Se l’adulto è chiamato a giudicare i ragazzi, soprattutto se lo è in vari contesti mediatici, questi sono da classificare: choosy, bamboccioni, generazione X, senza valori, sempre al telefonino, sfaticati… Poi però ci sono i ragazzi, che se ne infischiano delle classificazioni e quando trovano qualcosa di bello e di utile diventano inarrestabili.

Secondo giorno di novembre, tardo pomeriggio, piove e tanto in Toscana. Poco dopo rompono gli argini i fiumi e Campi Bisenzio, hinterland di Firenze, sprofonda nell’acqua e nel fango. L’80% delle abitazioni e delle aziende è sotto l’acqua, tantissimi hanno letteralmente perso tutto. A Campi c’è una scuola secondaria di secondo livello, è una succursale di quasi 300 ragazzi. Oltre che bella è all’avanguardia per la didattica e il coinvolgimento dei ragazzi. Quando i ragazzi si sentono valorizzati, gli effetti si vedono. Il giorno dopo, un venerdì, c’è smarrimento. Arrivano notizie parziali dell’alluvione, le scuole sono chiuse. Per i ragazzi potrebbe essere un giorno senza scuola, una festa, invece. Si perché c’è un “invece” e ribalta tutto quello che molti adulti fanno: giudicano, categorizzano, i ragazzi. Quelli che dovrebbero essere i “bamboccioni” si organizzano e partono. I grandi commentatori mediatici stanno zitti.

Venerdì come sabato e domenica… La scuola è chiusa ma la stragrande maggioranza vuole andare a “dare una mano”. Ragazzi e ragazze, di prima e di quinta, ex studenti e docenti non si tirano indietro. I rappresentanti degli studenti si organizzano, la protezione civile coordina, i più piccoli ai centri di smistamento cibo, vestiario e i più grandi in comune. Stivali, vecchie tute da ginnastica, guanti, vanghe, rastrelli, ramazze. Non si tirano indietro neanche le matricole. I genitori sono titubanti: “Con chi sei? Chi coordina? Chi vi controlla?”, ma sono inarrestabili. Sono giovani e si buttano, ancora una volta noi adulti classifichiamo e giudichiamo. Poi la sera a casa, tornano stanchi e felici. Fango ovunque, anche nei capelli a cui tengono tantissimo. Unghie rotte che sono – erano – curatissime. Vestiti da buttare. Eppure sembrano raggianti. Non per quello che hanno visto ma per l’esperienza che hanno vissuto.

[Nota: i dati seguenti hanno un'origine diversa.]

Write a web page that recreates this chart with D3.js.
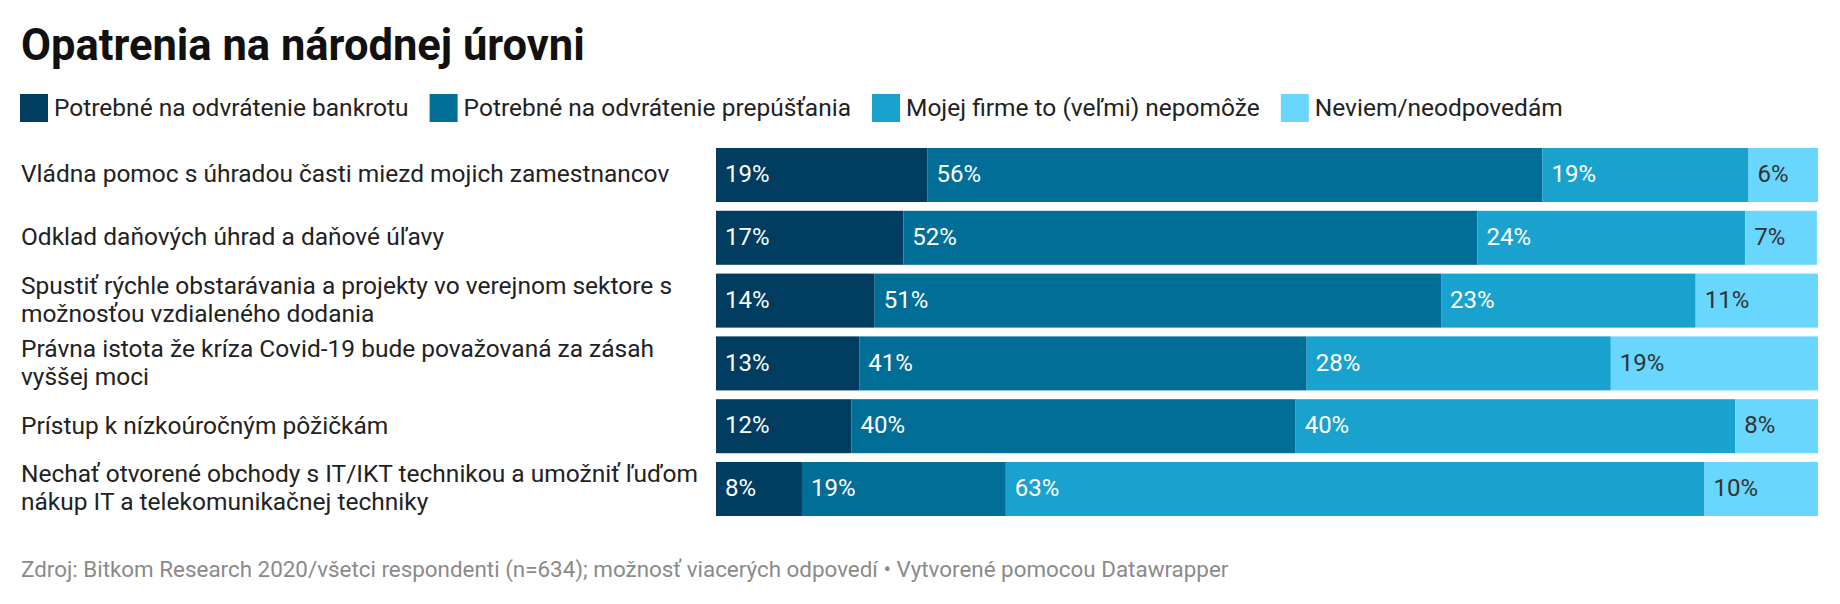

Raccontano a perdifiato tutte le cose brutte e i racconti dolorosi che hanno visto e ascoltato, le storie di famiglie distrutte, di aziende devastate. Piangono. Ma hanno aiutato e sono stati aiutati a capire. Perché quando dai la mano ad una persona, anche ad uno sconosciuto, rompi schemi, incomprensioni, giudizi avventati, muri e la realtà delle cose e degli affetti è vera, concreta.
Questi ragazzi hanno fatto scuola. Cioè hanno fatto esperienza educativa in tutto e per tutto, che li accompagnerà per la vita e sarà utile anche per capire che lo studio, l’impegno, la volontà sono importanti.

La Agnoletti con i suoi docenti e la Preside, non ha alzato le spalle. Da subito la Dirigente Silvia Baldaccini e tanti docenti hanno ascoltato quello che i ragazzi volevano dire, valutato la situazione insieme a loro e non ostacolato affatto la volontà di aiutare, anzi insieme alle associazioni di volontariato si sono resi disponibili. Emblematica la circolare del 6 novembre: la scuola è aperta ma “per chi presterà servizio di volontariato, l’assenza non sarà considerata nel computo del monte ore annuale”.
Molti giudicheranno, tanti non approveranno, alcuni si scandalizzeranno, ma io difendo e plaudo la preside, i docenti, i rappresentanti degli studenti, perché negli occhi dei ragazzi che hanno partecipato e sono andati ad aiutare, ho visto tanta fatica ma anche tanta gioia, la gioia di avere capito che siamo fratelli e come i fratelli ci aiutiamo.